TASK INSTRUCTIONS -> Leaving the pictures out, print the lines from the first line of the listing through the line containing "import numpy as np", exactly as they read, and no others.

DATASET EXTRACT ->
++++++++
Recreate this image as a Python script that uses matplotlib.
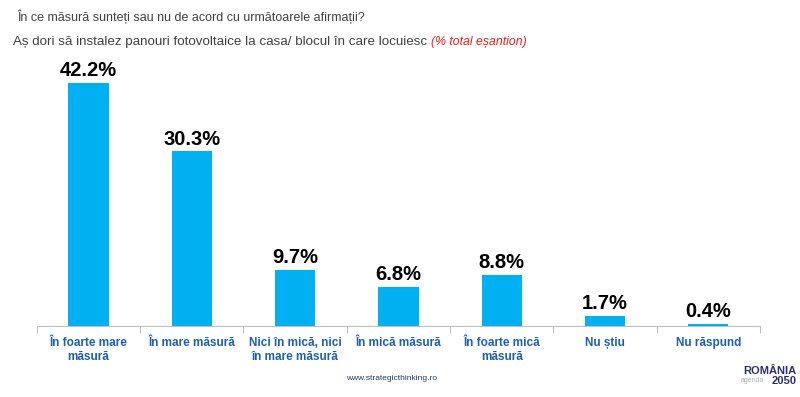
import matplotlib
matplotlib.use('Agg')
import matplotlib.pyplot as plt
import numpy as np

categories = ["În foarte mare\nmăsură", "În mare măsură", "Nici în mică, nici\nîn mare măsură",
              "În mică măsură", "În foarte mică\nmăsură", "Nu știu", "Nu răspund"]
values = [42.2, 30.3, 9.7, 6.8, 8.8, 1.7, 0.4]

title_1 = "În ce măsură sunteți sau nu de acord cu următoarele afirmații?"
title_2 = "Aș dori să instalez panouri fotovoltaice la casa/ blocul în care locuiesc "
title_2_red = "(% total eșantion)"

plt.rcParams['font.family'] = ['Liberation Sans', 'DejaVu Sans']

fig = plt.figure(figsize=(8, 3.97), dpi=100)
ax = fig.add_axes([0.046, 0.179, 0.904, 0.67])

x = np.arange(len(categories))
ax.bar(x, values, width=0.39, color='#00b0f0')
for xi, v in zip(x, values):
    ax.text(xi, v + 0.5, f"{v}%", ha='center', va='bottom', fontsize=14.5, fontweight='bold', color='black')

ax.set_xlim(-0.5, len(categories) - 0.5)
ax.set_ylim(0, 46.2)
ax.set_yticks([])
for s in ['top', 'right', 'left']:
    ax.spines[s].set_visible(False)
ax.spines['bottom'].set_color('#bfbfbf')
ax.set_xticks(np.arange(-0.5, len(categories)))
ax.set_xticklabels([])
ax.tick_params(axis='x', length=5, color='#bfbfbf', direction='out')
for xi, c in zip(x, categories):
    ax.text(xi, -2.0, c, ha='center', va='top', fontsize=8.5, fontweight='bold', color='#2060a8')

fig.text(17 / 800, 1 - 17 / 397, title_1, fontsize=9, color='#404040', va='center', ha='left')
t = fig.text(13 / 800, 1 - 42 / 397, title_2, fontsize=9.6, color='#404040', va='center', ha='left')
fig.canvas.draw()
bb = t.get_window_extent()
fig.text(bb.x1 / 800, 1 - 42 / 397, title_2_red, fontsize=8.8, color='#e02020', style='italic',
         va='center', ha='left')

fig.text(0.49, 1 - 378 / 397, "www.strategicthinking.ro", fontsize=6, color='#1f3864', ha='center', va='center')
fig.text(0.996, 1 - 371 / 397, "ROMÂNIA", fontsize=8, fontweight='bold', color='#2b2f6e', ha='right', va='center')
fig.text(0.996, 1 - 381 / 397, "2050", fontsize=8, fontweight='bold', color='#2b2f6e', ha='right', va='center')
fig.text(0.955, 1 - 381 / 397, "agenda", fontsize=5, color='#b0b0b0', ha='right', va='center')

fig.savefig('out.png', dpi=100, facecolor='white')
++++++++
ANSWER TO THIS TASK ->
Recreate this image as a Python script that uses matplotlib.
import matplotlib
matplotlib.use('Agg')
import matplotlib.pyplot as plt
import numpy as np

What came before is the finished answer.